Copy out each line exactly; pictures stay out of the copy.

[Start of AVAILABLE DATA]

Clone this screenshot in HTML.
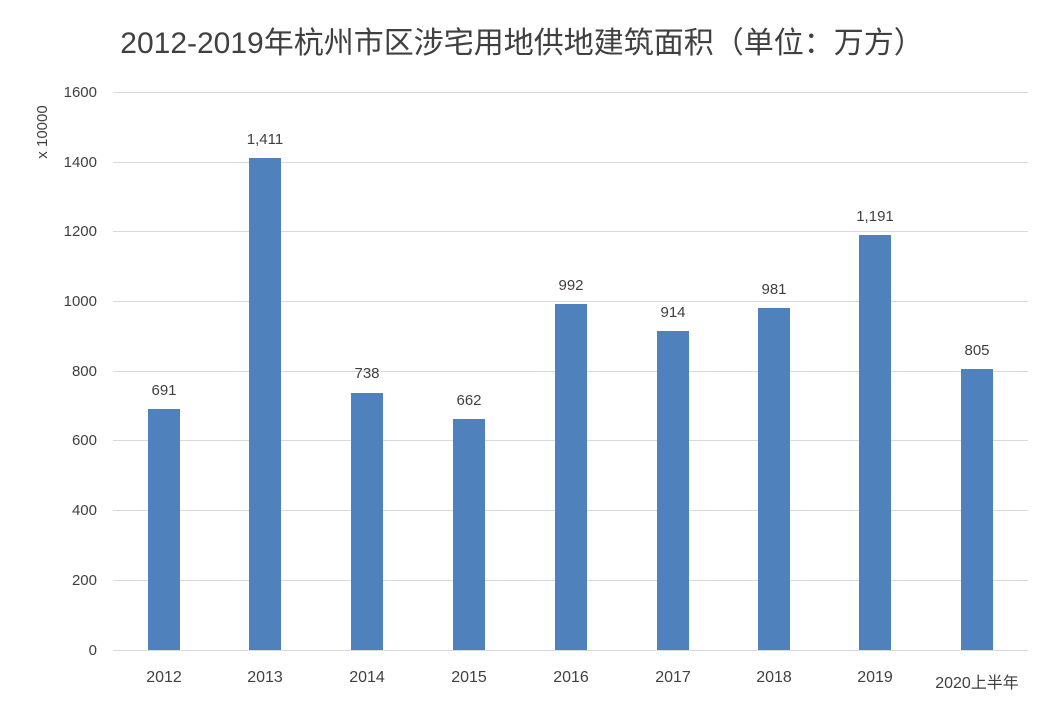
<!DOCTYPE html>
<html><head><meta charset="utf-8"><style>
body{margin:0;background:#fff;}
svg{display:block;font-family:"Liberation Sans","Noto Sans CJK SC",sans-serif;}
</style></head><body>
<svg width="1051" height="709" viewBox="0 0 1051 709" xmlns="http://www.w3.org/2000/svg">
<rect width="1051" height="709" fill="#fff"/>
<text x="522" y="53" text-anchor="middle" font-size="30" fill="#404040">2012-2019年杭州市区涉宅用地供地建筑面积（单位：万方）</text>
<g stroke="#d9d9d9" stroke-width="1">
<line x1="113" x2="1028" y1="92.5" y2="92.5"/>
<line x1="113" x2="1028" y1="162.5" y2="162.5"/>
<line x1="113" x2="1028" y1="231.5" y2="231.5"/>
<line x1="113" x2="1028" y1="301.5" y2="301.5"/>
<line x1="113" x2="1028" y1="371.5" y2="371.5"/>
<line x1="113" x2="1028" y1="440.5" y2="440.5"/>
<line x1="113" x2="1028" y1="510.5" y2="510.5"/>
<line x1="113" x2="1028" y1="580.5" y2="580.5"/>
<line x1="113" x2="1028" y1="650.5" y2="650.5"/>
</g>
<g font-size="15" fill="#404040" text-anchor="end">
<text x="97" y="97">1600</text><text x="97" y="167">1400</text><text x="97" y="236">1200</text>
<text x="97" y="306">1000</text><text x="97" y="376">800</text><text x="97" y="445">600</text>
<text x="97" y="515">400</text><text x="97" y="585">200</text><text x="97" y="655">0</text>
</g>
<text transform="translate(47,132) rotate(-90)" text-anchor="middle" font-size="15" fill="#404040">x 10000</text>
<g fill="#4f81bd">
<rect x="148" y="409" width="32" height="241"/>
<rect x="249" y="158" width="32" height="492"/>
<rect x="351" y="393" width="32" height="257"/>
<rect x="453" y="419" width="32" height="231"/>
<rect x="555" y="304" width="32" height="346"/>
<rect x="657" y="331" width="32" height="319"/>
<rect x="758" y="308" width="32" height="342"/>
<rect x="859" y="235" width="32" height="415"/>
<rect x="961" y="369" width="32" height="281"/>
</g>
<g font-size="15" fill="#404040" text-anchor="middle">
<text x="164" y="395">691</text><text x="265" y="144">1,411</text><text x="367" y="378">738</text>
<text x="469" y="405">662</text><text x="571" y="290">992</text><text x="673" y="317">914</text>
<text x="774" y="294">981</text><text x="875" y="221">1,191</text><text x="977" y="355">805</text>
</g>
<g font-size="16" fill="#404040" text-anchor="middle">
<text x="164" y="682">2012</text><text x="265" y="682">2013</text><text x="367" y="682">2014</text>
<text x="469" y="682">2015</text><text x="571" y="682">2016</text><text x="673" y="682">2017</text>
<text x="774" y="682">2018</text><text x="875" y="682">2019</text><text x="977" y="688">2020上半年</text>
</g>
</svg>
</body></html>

[End of AVAILABLE DATA]

WRITTEN ANSWER –
Clone this screenshot in HTML.
<!DOCTYPE html>
<html><head><meta charset="utf-8"><style>
body{margin:0;background:#fff;}
svg{display:block;font-family:"Liberation Sans","Noto Sans CJK SC",sans-serif;}
</style></head><body>
<svg width="1051" height="709" viewBox="0 0 1051 709" xmlns="http://www.w3.org/2000/svg">
<rect width="1051" height="709" fill="#fff"/>
<text x="522" y="53" text-anchor="middle" font-size="30" fill="#404040">2012-2019年杭州市区涉宅用地供地建筑面积（单位：万方）</text>
<g stroke="#d9d9d9" stroke-width="1">
<line x1="113" x2="1028" y1="92.5" y2="92.5"/>
<line x1="113" x2="1028" y1="162.5" y2="162.5"/>
<line x1="113" x2="1028" y1="231.5" y2="231.5"/>
<line x1="113" x2="1028" y1="301.5" y2="301.5"/>
<line x1="113" x2="1028" y1="371.5" y2="371.5"/>
<line x1="113" x2="1028" y1="440.5" y2="440.5"/>
<line x1="113" x2="1028" y1="510.5" y2="510.5"/>
<line x1="113" x2="1028" y1="580.5" y2="580.5"/>
<line x1="113" x2="1028" y1="650.5" y2="650.5"/>
</g>
<g font-size="15" fill="#404040" text-anchor="end">
<text x="97" y="97">1600</text><text x="97" y="167">1400</text><text x="97" y="236">1200</text>
<text x="97" y="306">1000</text><text x="97" y="376">800</text><text x="97" y="445">600</text>
<text x="97" y="515">400</text><text x="97" y="585">200</text><text x="97" y="655">0</text>
</g>
<text transform="translate(47,132) rotate(-90)" text-anchor="middle" font-size="15" fill="#404040">x 10000</text>
<g fill="#4f81bd">
<rect x="148" y="409" width="32" height="241"/>
<rect x="249" y="158" width="32" height="492"/>
<rect x="351" y="393" width="32" height="257"/>
<rect x="453" y="419" width="32" height="231"/>
<rect x="555" y="304" width="32" height="346"/>
<rect x="657" y="331" width="32" height="319"/>
<rect x="758" y="308" width="32" height="342"/>
<rect x="859" y="235" width="32" height="415"/>
<rect x="961" y="369" width="32" height="281"/>
</g>
<g font-size="15" fill="#404040" text-anchor="middle">
<text x="164" y="395">691</text><text x="265" y="144">1,411</text><text x="367" y="378">738</text>
<text x="469" y="405">662</text><text x="571" y="290">992</text><text x="673" y="317">914</text>
<text x="774" y="294">981</text><text x="875" y="221">1,191</text><text x="977" y="355">805</text>
</g>
<g font-size="16" fill="#404040" text-anchor="middle">
<text x="164" y="682">2012</text><text x="265" y="682">2013</text><text x="367" y="682">2014</text>
<text x="469" y="682">2015</text><text x="571" y="682">2016</text><text x="673" y="682">2017</text>
<text x="774" y="682">2018</text><text x="875" y="682">2019</text><text x="977" y="688">2020上半年</text>
</g>
</svg>
</body></html>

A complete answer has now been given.